What followed reminded me of a dodgy attempt by the Control Data Corporation in 1980 or 1981 to foist an outdated and kludgey system called PLATO on four government instrumentalities in New South Wales: they wanted to sell the BSLS (Basic Skills Learning System) to Correctional Services, the Apprenticeship Directorate, the Education Department and TAFE.

I am fairly certain in retrospect that somebody had been bribed, because it was getting an and uncritical easy run, with a total of $200,000 to be shelled out--a lot of money back then, when a deputy principal got less than $20,000 a year. Subtext: it was a lot of money!

My boss thought that there was a rodent-like odour to the proposal, and asked me to have a play with the evaluation reports they had given us, some 400 words of raw (and cooked) data.  He and I had done the same Master's course in evaluation and he knew my weird penchant for dissecting out buried dross and detecting things that do not compute. It didn't take long before my antennae began to twitch.

No wonder: there was dross everywhere.  From memory (the original papers are two floors down, in an unmarked box), they showed us an evaluation where the control group size was zero (but the control group still had scores).
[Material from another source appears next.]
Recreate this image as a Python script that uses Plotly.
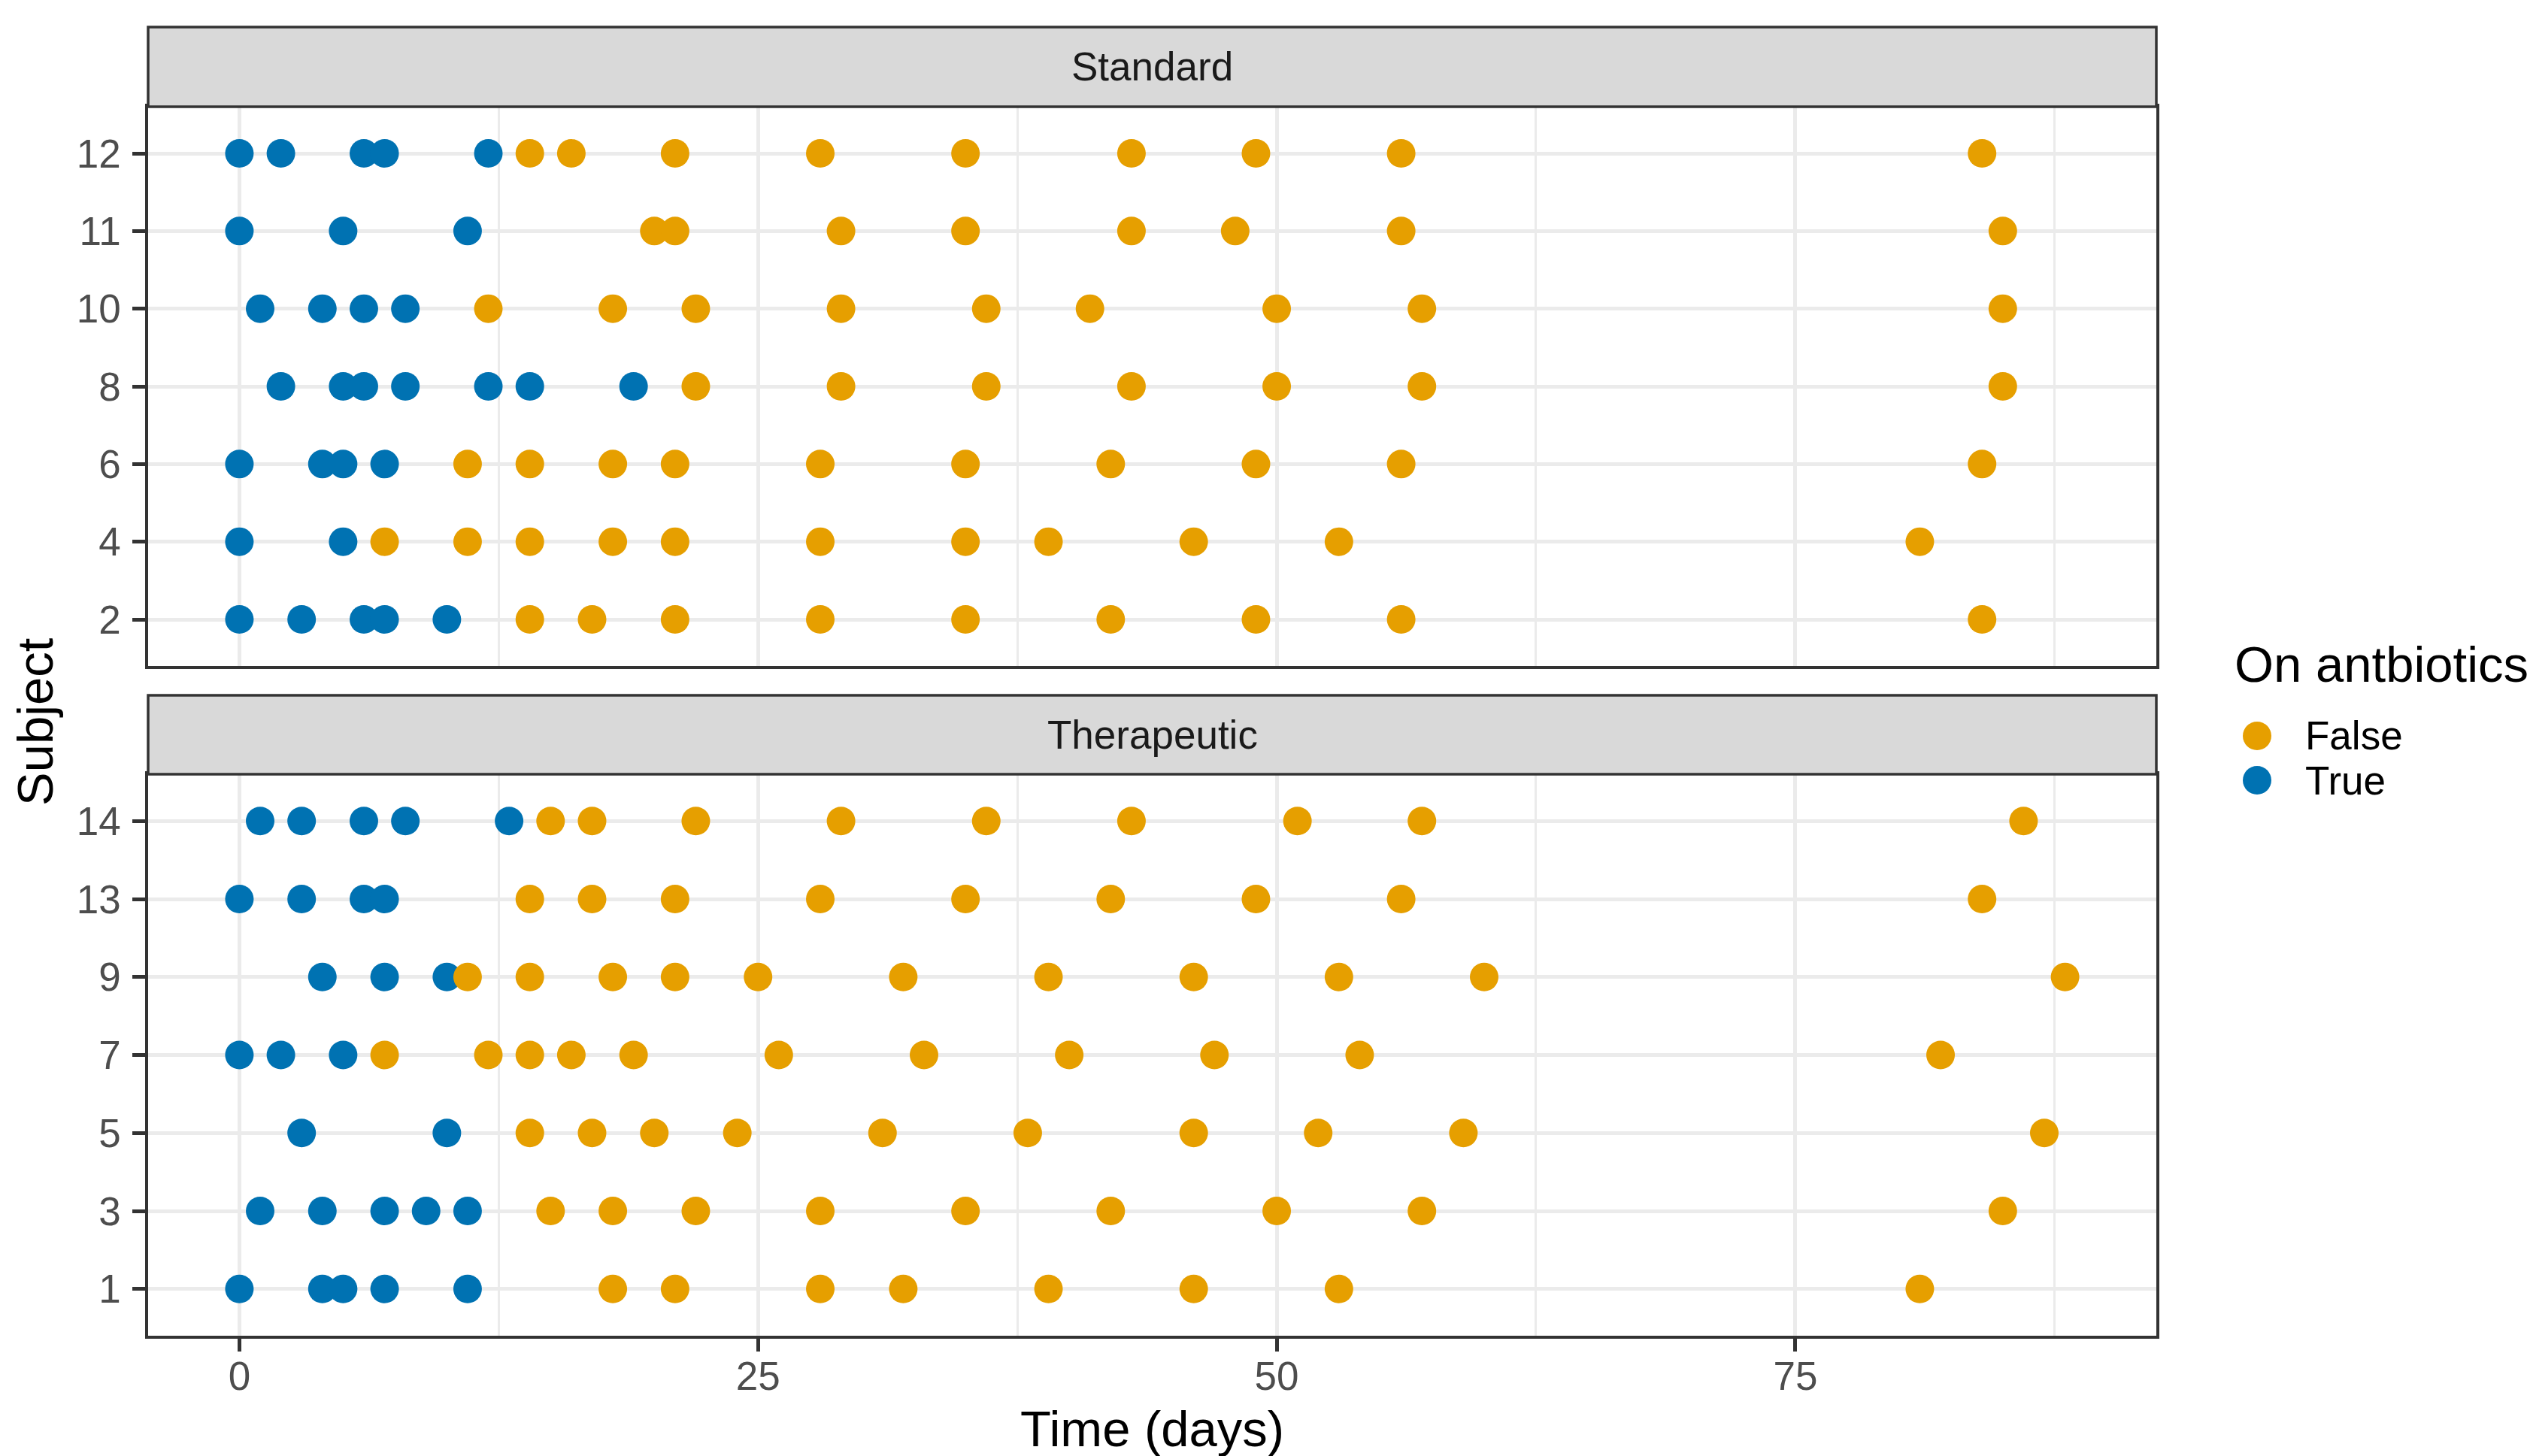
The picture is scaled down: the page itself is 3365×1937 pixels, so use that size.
import plotly.graph_objects as go

# ---------------- data ----------------
std_subjects = ["2", "4", "6", "8", "10", "11", "12"]
ther_subjects = ["1", "3", "5", "7", "9", "13", "14"]

std_on = {
    "12": [0, 2, 6, 7, 12],
    "11": [0, 5, 11],
    "10": [1, 4, 6, 8],
    "8": [2, 5, 6, 8, 12, 14, 19],
    "6": [0, 4, 5, 7],
    "4": [0, 5],
    "2": [0, 3, 6, 7, 10],
}
std_off = {
    "12": [14, 16, 21, 28, 35, 43, 49, 56, 84],
    "11": [20, 21, 29, 35, 43, 48, 56, 85],
    "10": [12, 18, 22, 29, 36, 41, 50, 57, 85],
    "8": [22, 29, 36, 43, 50, 57, 85],
    "6": [11, 14, 18, 21, 28, 35, 42, 49, 56, 84],
    "4": [7, 11, 14, 18, 21, 28, 35, 39, 46, 53, 81],
    "2": [14, 17, 21, 28, 35, 42, 49, 56, 84],
}
ther_on = {
    "14": [1, 3, 6, 8, 13],
    "13": [0, 3, 6, 7],
    "9": [4, 7, 10],
    "7": [0, 2, 5],
    "5": [3, 10],
    "3": [1, 4, 7, 9, 11],
    "1": [0, 4, 5, 7, 11],
}
ther_off = {
    "14": [15, 17, 22, 29, 36, 43, 51, 57, 86],
    "13": [14, 17, 21, 28, 35, 42, 49, 56, 84],
    "9": [11, 14, 18, 21, 25, 32, 39, 46, 53, 60, 88],
    "7": [7, 12, 14, 16, 19, 26, 33, 40, 47, 54, 82],
    "5": [14, 17, 20, 24, 31, 38, 46, 52, 59, 87],
    "3": [15, 18, 22, 28, 35, 42, 50, 57, 85],
    "1": [18, 21, 28, 32, 39, 46, 53, 81],
}

x_ticks = [0, 25, 50, 75]
panel_names = ["Standard", "Therapeutic"]
legend_title = "On antbiotics"
legend_labels = ["False", "True"]

# ---------------- style ----------------
ORANGE = "#E69F00"
BLUE = "#0072B2"
GRID = "#EBEBEB"
DARK = "#333333"
FONT = "Liberation Sans, Arial, Helvetica, sans-serif"

W, H = 3365, 1937
L, R, T, B = 197, 2868, 36, 1777


def px_x(p):
    return (p - L) / (R - L)


def px_y(p):
    return (B - p) / (B - T)


def flatten(d):
    xs, ys = [], []
    for subj, days in d.items():
        for v in days:
            xs.append(v)
            ys.append(subj)
    return xs, ys


fig = go.Figure()
MS = 38

for on_d, off_d, xa, ya in [(std_on, std_off, "x2", "y"), (ther_on, ther_off, "x", "y2")]:
    xs, ys = flatten(on_d)
    fig.add_trace(go.Scatter(x=xs, y=ys, mode="markers", xaxis=xa, yaxis=ya,
                             marker=dict(color=BLUE, size=MS, line=dict(width=0)),
                             name="True", showlegend=False))
    xs, ys = flatten(off_d)
    fig.add_trace(go.Scatter(x=xs, y=ys, mode="markers", xaxis=xa, yaxis=ya,
                             marker=dict(color=ORANGE, size=MS, line=dict(width=0)),
                             name="False", showlegend=False))

common_x = dict(
    range=[-4.4, 92.4], tickvals=x_ticks, showgrid=True, gridcolor=GRID, gridwidth=5,
    minor=dict(tickvals=[12.5, 37.5, 62.5, 87.5], showgrid=True, gridcolor=GRID, gridwidth=3),
    zeroline=False, showline=True, linecolor=DARK, linewidth=3.5, mirror=True,
)
common_y = dict(
    type="category", range=[-0.6, 6.6], showgrid=True, gridcolor=GRID, gridwidth=5,
    zeroline=False, showline=True, linecolor=DARK, linewidth=3.5, mirror=True,
    ticks="outside", ticklen=17, tickwidth=5, tickcolor=DARK,
    tickfont=dict(size=53, color="#4D4D4D", family=FONT), ticklabelstandoff=5,
)

fig.update_layout(
    width=W, height=H,
    margin=dict(l=L, r=W - R, t=T, b=H - B, pad=0),
    plot_bgcolor="white", paper_bgcolor="white",
    showlegend=False,
    font=dict(family=FONT, color="black"),
    xaxis=dict(**common_x, anchor="y2", ticks="outside", ticklen=17, tickwidth=5, tickcolor=DARK,
               tickfont=dict(size=53, color="#4D4D4D", family=FONT), ticklabelstandoff=-12),
    xaxis2=dict(**common_x, anchor="y", matches="x", showticklabels=False, ticks=""),
    yaxis=dict(**common_y, anchor="x2", categoryarray=std_subjects,
               domain=[px_y(886), px_y(142)]),
    yaxis2=dict(**common_y, anchor="x", categoryarray=ther_subjects,
                domain=[0, px_y(1030)]),
)

shapes = []
annotations = []
# facet strips
for name, (top, bot) in zip(panel_names, [(36, 142), (925, 1030)]):
    shapes.append(dict(type="rect", xref="paper", yref="paper", x0=0, x1=1,
                       y0=px_y(bot), y1=px_y(top), fillcolor="#D9D9D9",
                       line=dict(color=DARK, width=3.5)))
    annotations.append(dict(text=name, xref="paper", yref="paper", x=0.5,
                            y=px_y((top + bot) / 2), xanchor="center", yanchor="middle",
                            showarrow=False, font=dict(size=53, color="#1A1A1A", family=FONT)))

# axis titles
annotations.append(dict(text="Time (days)", xref="paper", yref="paper", x=0.5, y=px_y(1900),
                        xanchor="center", yanchor="middle", showarrow=False,
                        font=dict(size=67, color="black", family=FONT)))
annotations.append(dict(text="Subject", xref="paper", yref="paper", x=px_x(46), y=px_y(960),
                        xanchor="center", yanchor="middle", textangle=-90, showarrow=False,
                        font=dict(size=67, color="black", family=FONT)))

# legend (drawn manually so the keys keep the marker size)
annotations.append(dict(text=legend_title, xref="paper", yref="paper", x=px_x(2970), y=px_y(884),
                        xanchor="left", yanchor="middle", showarrow=False,
                        font=dict(size=67, color="black", family=FONT)))
for lab, col, cy in zip(legend_labels, [ORANGE, BLUE], [979, 1038]):
    r = MS / 2
    shapes.append(dict(type="circle", xref="paper", yref="paper",
                       x0=px_x(3002 - r), x1=px_x(3002 + r), y0=px_y(cy + r), y1=px_y(cy - r),
                       fillcolor=col, line=dict(width=0)))
    annotations.append(dict(text=lab, xref="paper", yref="paper", x=px_x(3064), y=px_y(cy),
                            xanchor="left", yanchor="middle", showarrow=False,
                            font=dict(size=53, color="black", family=FONT)))

fig.update_layout(shapes=shapes, annotations=annotations)
fig.write_html("out.html", config={"displayModeBar": False},
               post_script="document.body.style.margin='0';document.body.style.padding='0';")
There were other cases where the control group was scoring at the ceiling level of a test, but the experimental group had the grade levels of their equivalent scores extrapolated.

In plain language, the control groups were fitted with hobbles and a ball and chain, the experimental group (the ones using PLATO) were issued with JATO packs, and then the groups were sent out to run a race.

The perceptive reader may be wondering why I don't mention the Hawthorne effect here.  Yes, that was alive and running as well, but that was minor compared with the procedural fudging that was going on.

These people weren't even good cheats. In the batch of research papers they sent (apparently hoping we would weigh them rather than read them), they accidentally included a memo where a distraught underling told the shiny gung-ho boss at Control Data that the whole thing was a fiasco, and I was able to look at the dates on which the shiny boss had published his latest glowing reports. I could show that they came after the date received that he had stamped on the deadly memo.

I had this bloke chapter and verse, because like him, I used to submit stuff to the ERIC clearing-house. I knew when one of my submissions was received at ERIC, and I had a lower accession number than one of his glowing reports, but the date stamp on the memo was even earlier than my submission.  It followed that after he got the heads-up, he kept on flogging the dead horse.

In short, these people were frauds, but they were hopelessly incompetent frauds because they gave me the evidence on a plate, but the funniest part was one study where they had used regression analysis to present an equation which claimed that the students using BSLS would gain one whole grade BEFORE they started the course. That's what happens when you apply any sort of statistical analysis without knowing what you are doing.

That was what reminded me of the book-quality study complained of above.  You see, figures don't lie, but liars can figure.  Proof is here.

I was told to bury my report, which made me wonder if somebody higher-up either suspected or knew that bribes had gone out.  I know from the attitudes of the people I spoke to that they weren't on the take — either that, or they were better actors than I would expect.

The purchase was blocked, so I did as instructed, leaving my report in a drawer for several years. Then I learned that a known muppet and dodgy character (he back-stabbed me once) was spruiking PLATO at AARE (the Australian Association for Research in Education).

So, being full of charity and having itchy shoulder blades, I gave a paper the following year, outlining the damning faults and showing what a rort the whole PLATO thing had been.  I guess it had the desired effect, as the muppet left the country.

I kept all of the evidence, just in case one of those I foiled ever reads this and decides to try a lawsuit.  It won't fly, my friend. It's past history, but if you want to be silly, I eat people like you.

Note in September 2014: I have now told the whole PLATO fraud story, in complete and technical detail. Note the comment about detail: the new piece isn't for the faint-hearted.


Coming up to modern dodginess, the funny thing was: before I even got through the abstract of the book-quality paper, the same antennae were twitching.

All I can say of this paper is that I hope no publisher ever hears about this idea, because this appears to be a great example of what we old computerists call GIGO.  They tried...

Or was this one of the 120 papers of computer-generated gibberish that Cyril Labbe of Joseph Fourier University detected recently?

That's about the only logical explanation.